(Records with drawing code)
:::

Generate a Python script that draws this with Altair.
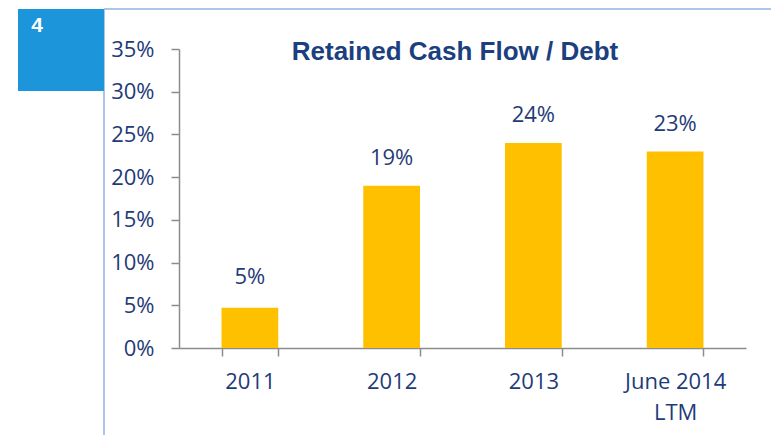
import altair as alt
import pandas as pd

categories = ["2011", "2012", "2013", "June 2014\nLTM"]
values = [4.7, 19.0, 24.0, 23.0]
labels = ["5%", "19%", "24%", "23%"]
y_ticks = [0, 5, 10, 15, 20, 25, 30, 35]
title_text = "Retained Cash Flow / Debt"
badge_text = "4"

TEXT = "#1F3B78"
FONT = "Open Sans"

df = pd.DataFrame({"cat": categories, "val": values, "lab": labels})
one = pd.DataFrame({"k": [0]})

x_enc = alt.X(
    "cat:N",
    sort=categories,
    title=None,
    scale=alt.Scale(paddingInner=0.6, paddingOuter=0.3),
    axis=alt.Axis(
        labelAngle=0,
        labelExpr="split(datum.label, '\\n')",
        labelLineHeight=31,
        labelFontSize=22,
        labelFont=FONT,
        labelColor=TEXT,
        labelPadding=15,
        tickBand="extent",
        tickSize=8,
        tickColor="#8C8C8C",
        tickWidth=1.5,
        domainColor="#8C8C8C",
        domainWidth=1.5,
        grid=False,
    ),
)
y_enc = alt.Y(
    "val:Q",
    title=None,
    scale=alt.Scale(domain=[0, 35], nice=False),
    axis=alt.Axis(
        values=y_ticks,
        labelExpr="datum.value + '%'",
        labelFontSize=22,
        labelFont=FONT,
        labelColor=TEXT,
        labelPadding=17,
        tickSize=8,
        tickColor="#8C8C8C",
        tickWidth=1.5,
        domainColor="#8C8C8C",
        domainWidth=1.5,
        grid=False,
    ),
)

bars = alt.Chart(df).mark_bar(color="#FFC000").encode(x=x_enc, y=y_enc)
bar_text = alt.Chart(df).transform_calculate(
    labval="parseFloat(datum.lab)"
).mark_text(
    baseline="alphabetic", dy=-21, fontSize=22, font=FONT, color=TEXT
).encode(x=alt.X("cat:N", sort=categories), y=alt.Y("labval:Q"), text="lab:N")

frame_color = "#8EB4E3"
frame_left = alt.Chart(one).mark_rule(color=frame_color, strokeWidth=1.5).encode(
    x=alt.value(-75), y=alt.value(-40), y2=alt.value(400)
)
frame_top = alt.Chart(one).mark_rule(color=frame_color, strokeWidth=1.5).encode(
    x=alt.value(-75), x2=alt.value(596), y=alt.value(-40)
)
frame_right = alt.Chart(one).mark_rule(color=frame_color, strokeWidth=1.5).encode(
    x=alt.value(596), y=alt.value(-40), y2=alt.value(400)
)
badge = alt.Chart(one).mark_rect(color="#1D95DB").encode(
    x=alt.value(-161), x2=alt.value(-75), y=alt.value(-40), y2=alt.value(42)
)
badge_label = alt.Chart(one).mark_text(
    text=badge_text, color="white", fontSize=21, fontWeight="bold",
    font="Liberation Sans", baseline="middle", align="center"
).encode(x=alt.value(-142), y=alt.value(-23))
title = alt.Chart(one).mark_text(
    text=title_text, color="#1B3F7F", fontSize=26, fontWeight="bold",
    font="Liberation Sans", baseline="alphabetic", align="center"
).encode(x=alt.value(276), y=alt.value(11))

chart = alt.layer(
    frame_left, frame_top, frame_right, badge, badge_label, bars, bar_text, title
).properties(
    width=567,
    height=299,
    autosize=alt.AutoSizeParams(type="none"),
    padding={"left": 171, "top": 41, "right": 25, "bottom": 87},
).configure_view(stroke=None)

chart.save("out.html", embed_options={"renderer": "svg", "actions": False})
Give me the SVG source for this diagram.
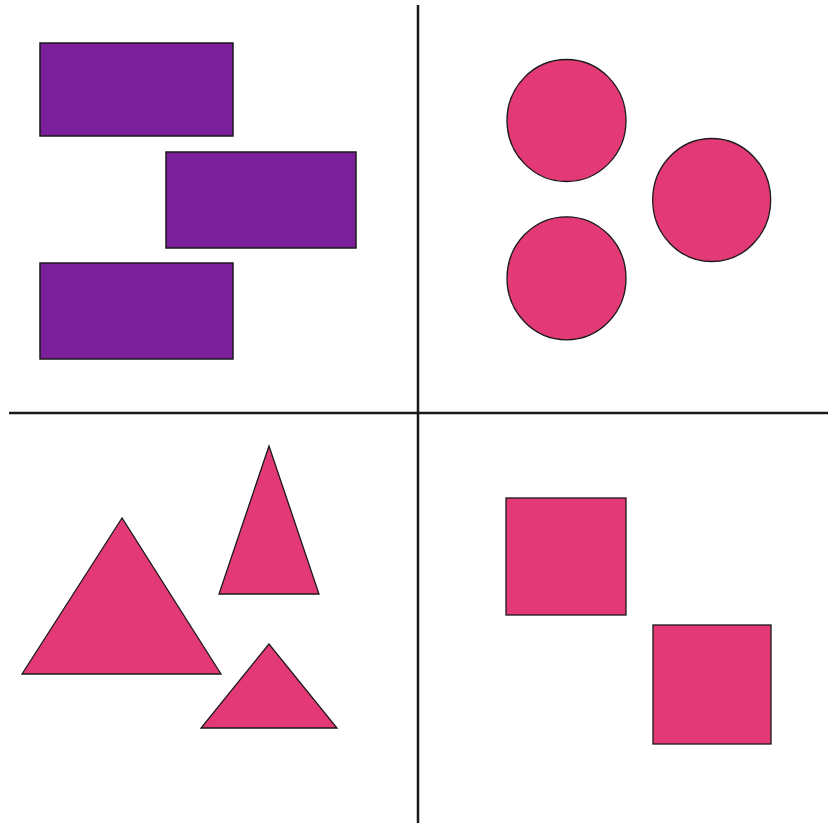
<svg xmlns="http://www.w3.org/2000/svg" width="828" height="823" viewBox="0 0 828 823">
<style>
.rect{fill:#7b1f9b;stroke:#1a1a1a;stroke-width:1.5}
.pink{fill:#e33a77;stroke:#1a1a1a;stroke-width:1.3}
.axis{stroke:#1a1a1a;stroke-width:2.5;fill:none}
</style>
<rect x="0" y="0" width="828" height="823" fill="#ffffff"/>
<g id="axes">
<line class="axis" x1="418" y1="5" x2="418" y2="823"/>
<line class="axis" x1="9" y1="413" x2="828" y2="413"/>
</g>
<g id="rect1"><rect class="rect" x="40" y="43" width="193" height="93"/></g>
<g id="rect2"><rect class="rect" x="166" y="152" width="190" height="96"/></g>
<g id="rect3"><rect class="rect" x="40" y="263" width="193" height="96"/></g>
<g id="circle1"><ellipse class="pink" cx="566.5" cy="120.5" rx="59.5" ry="61"/></g>
<g id="circle2"><ellipse class="pink" cx="711.7" cy="200" rx="59" ry="61.5"/></g>
<g id="circle3"><ellipse class="pink" cx="566.5" cy="278.3" rx="59.5" ry="61.5"/></g>
<g id="tri1"><polygon class="pink" points="122,518 22,674 221,674"/></g>
<g id="tri2"><polygon class="pink" points="269,446 219,594 319,594"/></g>
<g id="tri3"><polygon class="pink" points="269,644 201,728 337,728"/></g>
<g id="square1"><rect class="pink" x="506" y="498" width="120" height="117"/></g>
<g id="square2"><rect class="pink" x="653" y="625" width="118" height="119"/></g>
</svg>
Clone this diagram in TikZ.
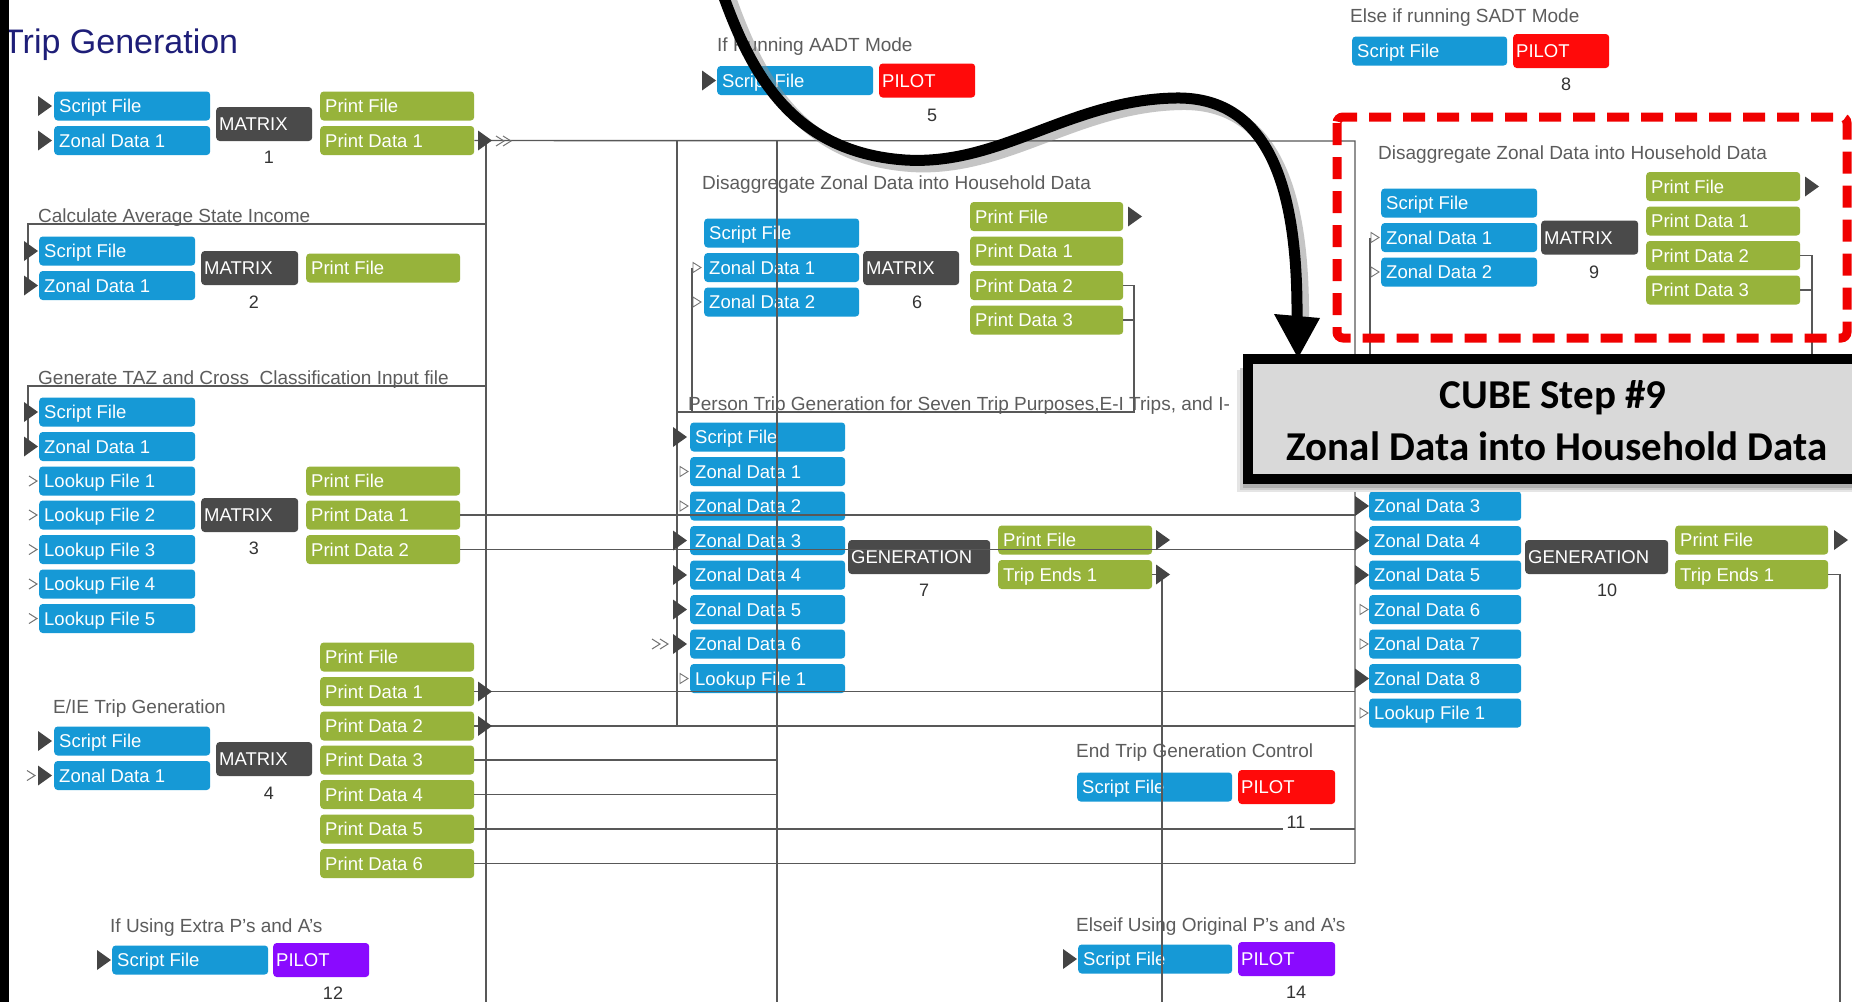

:::

PROBLEM DESCRIPTION:
Copy everything in the records above except the pictures, exactly as written.

WRITTEN REPLY:
Generate a Python script that draws this with Altair.
import altair as alt
import pandas as pd

categories = ["2011", "2012", "2013", "June 2014\nLTM"]
values = [4.7, 19.0, 24.0, 23.0]
labels = ["5%", "19%", "24%", "23%"]
y_ticks = [0, 5, 10, 15, 20, 25, 30, 35]
title_text = "Retained Cash Flow / Debt"
badge_text = "4"

TEXT = "#1F3B78"
FONT = "Open Sans"

df = pd.DataFrame({"cat": categories, "val": values, "lab": labels})
one = pd.DataFrame({"k": [0]})

x_enc = alt.X(
    "cat:N",
    sort=categories,
    title=None,
    scale=alt.Scale(paddingInner=0.6, paddingOuter=0.3),
    axis=alt.Axis(
        labelAngle=0,
        labelExpr="split(datum.label, '\\n')",
        labelLineHeight=31,
        labelFontSize=22,
        labelFont=FONT,
        labelColor=TEXT,
        labelPadding=15,
        tickBand="extent",
        tickSize=8,
        tickColor="#8C8C8C",
        tickWidth=1.5,
        domainColor="#8C8C8C",
        domainWidth=1.5,
        grid=False,
    ),
)
y_enc = alt.Y(
    "val:Q",
    title=None,
    scale=alt.Scale(domain=[0, 35], nice=False),
    axis=alt.Axis(
        values=y_ticks,
        labelExpr="datum.value + '%'",
        labelFontSize=22,
        labelFont=FONT,
        labelColor=TEXT,
        labelPadding=17,
        tickSize=8,
        tickColor="#8C8C8C",
        tickWidth=1.5,
        domainColor="#8C8C8C",
        domainWidth=1.5,
        grid=False,
    ),
)

bars = alt.Chart(df).mark_bar(color="#FFC000").encode(x=x_enc, y=y_enc)
bar_text = alt.Chart(df).transform_calculate(
    labval="parseFloat(datum.lab)"
).mark_text(
    baseline="alphabetic", dy=-21, fontSize=22, font=FONT, color=TEXT
).encode(x=alt.X("cat:N", sort=categories), y=alt.Y("labval:Q"), text="lab:N")

frame_color = "#8EB4E3"
frame_left = alt.Chart(one).mark_rule(color=frame_color, strokeWidth=1.5).encode(
    x=alt.value(-75), y=alt.value(-40), y2=alt.value(400)
)
frame_top = alt.Chart(one).mark_rule(color=frame_color, strokeWidth=1.5).encode(
    x=alt.value(-75), x2=alt.value(596), y=alt.value(-40)
)
frame_right = alt.Chart(one).mark_rule(color=frame_color, strokeWidth=1.5).encode(
    x=alt.value(596), y=alt.value(-40), y2=alt.value(400)
)
badge = alt.Chart(one).mark_rect(color="#1D95DB").encode(
    x=alt.value(-161), x2=alt.value(-75), y=alt.value(-40), y2=alt.value(42)
)
badge_label = alt.Chart(one).mark_text(
    text=badge_text, color="white", fontSize=21, fontWeight="bold",
    font="Liberation Sans", baseline="middle", align="center"
).encode(x=alt.value(-142), y=alt.value(-23))
title = alt.Chart(one).mark_text(
    text=title_text, color="#1B3F7F", fontSize=26, fontWeight="bold",
    font="Liberation Sans", baseline="alphabetic", align="center"
).encode(x=alt.value(276), y=alt.value(11))

chart = alt.layer(
    frame_left, frame_top, frame_right, badge, badge_label, bars, bar_text, title
).properties(
    width=567,
    height=299,
    autosize=alt.AutoSizeParams(type="none"),
    padding={"left": 171, "top": 41, "right": 25, "bottom": 87},
).configure_view(stroke=None)

chart.save("out.html", embed_options={"renderer": "svg", "actions": False})
Give me the SVG source for this diagram.
<svg xmlns="http://www.w3.org/2000/svg" width="828" height="823" viewBox="0 0 828 823">
<style>
.rect{fill:#7b1f9b;stroke:#1a1a1a;stroke-width:1.5}
.pink{fill:#e33a77;stroke:#1a1a1a;stroke-width:1.3}
.axis{stroke:#1a1a1a;stroke-width:2.5;fill:none}
</style>
<rect x="0" y="0" width="828" height="823" fill="#ffffff"/>
<g id="axes">
<line class="axis" x1="418" y1="5" x2="418" y2="823"/>
<line class="axis" x1="9" y1="413" x2="828" y2="413"/>
</g>
<g id="rect1"><rect class="rect" x="40" y="43" width="193" height="93"/></g>
<g id="rect2"><rect class="rect" x="166" y="152" width="190" height="96"/></g>
<g id="rect3"><rect class="rect" x="40" y="263" width="193" height="96"/></g>
<g id="circle1"><ellipse class="pink" cx="566.5" cy="120.5" rx="59.5" ry="61"/></g>
<g id="circle2"><ellipse class="pink" cx="711.7" cy="200" rx="59" ry="61.5"/></g>
<g id="circle3"><ellipse class="pink" cx="566.5" cy="278.3" rx="59.5" ry="61.5"/></g>
<g id="tri1"><polygon class="pink" points="122,518 22,674 221,674"/></g>
<g id="tri2"><polygon class="pink" points="269,446 219,594 319,594"/></g>
<g id="tri3"><polygon class="pink" points="269,644 201,728 337,728"/></g>
<g id="square1"><rect class="pink" x="506" y="498" width="120" height="117"/></g>
<g id="square2"><rect class="pink" x="653" y="625" width="118" height="119"/></g>
</svg>
Clone this diagram in TikZ.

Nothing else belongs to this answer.